Moreover, they followed The Washington Post’s lead and argued that the .0002266% of concealed permit holders accused of a mass shooting prove that concealed carry makes Americans less safe.

According to the NYT, claims that average citizens can draw their guns and keep themselves and others safe a “foolhardy notion.” And they try to bolster their position by pointing to a Violence Policy Center (VPC) study which, claims there were no “justifiable homicides”–i.e., defensive gun uses (DGUs)–in Connecticut, Hawaii, Idaho, Iowa, Montana, New Hampshire, New York, Vermont, or Wyoming for the years 2008 through 2012.

Ironically, the VPC study begins by trying to undercut scholarly work which shows the number of DGUs each year far outweighs the number of “criminal homicides.” And they do this by relying on debunked Harvard gun control researcher David Hemenway, who has long attempted to show that guns are used more in crime than in justifiable defense settings. His earliest attempts to do this were debunked in 1997, but Politico Magazine reported they “were even more extensively [debunked] in 1998 and 2001.”

Hemenway did his all to try to prove Florida State University criminologist Gary Kleck wrong, after Kleck emerged in 1993 with scholarly work demonstrating a minimum of 760,000 DGUs annually. But Hemenway was not successful, and others who tried failed as well. Kleck addressed these things on February 17, 2015, when he said his estimate of a minimum of 760,000 annual DGUs has yet to be countered by “empirical evidence.”

And it should be noted that Kleck’s work shows a high point for DGUs at about 2.5 million uses a year.

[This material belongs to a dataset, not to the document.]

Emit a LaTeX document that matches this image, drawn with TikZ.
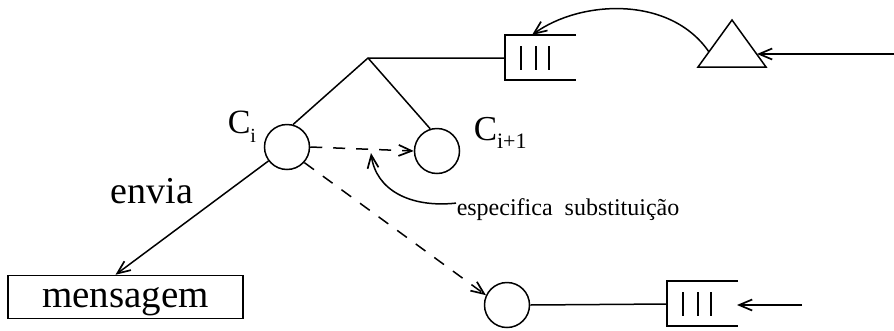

So the NYT relies on a study that uses a book Hemenway wrote in 2004 to show why DGU claims Kleck reaffirmed in 2015 are wrong. Through this twisted approach–combined with federal data–the VPC study tells us “the number of justifiable homicides that occur in our nation each year pale in comparison to criminal homicides.”

Just before concluding their editorial, the NYT points out that a push to expand concealed carry to college campuses is a “perverse marketing campaign” in light of “the gun massacre that took 10 lives this month at a community college in Oregon.” Notice that the NYT editorial board does not mention that the shooting at Umpqua Community College happened in a gun free zone; a place where students were denied the ability to carry arms for self-defense. Notice too that the NYT cites the number of lives taken as “10,” which means they count the loss of the gunman’s life in with the loss of the nine innocents.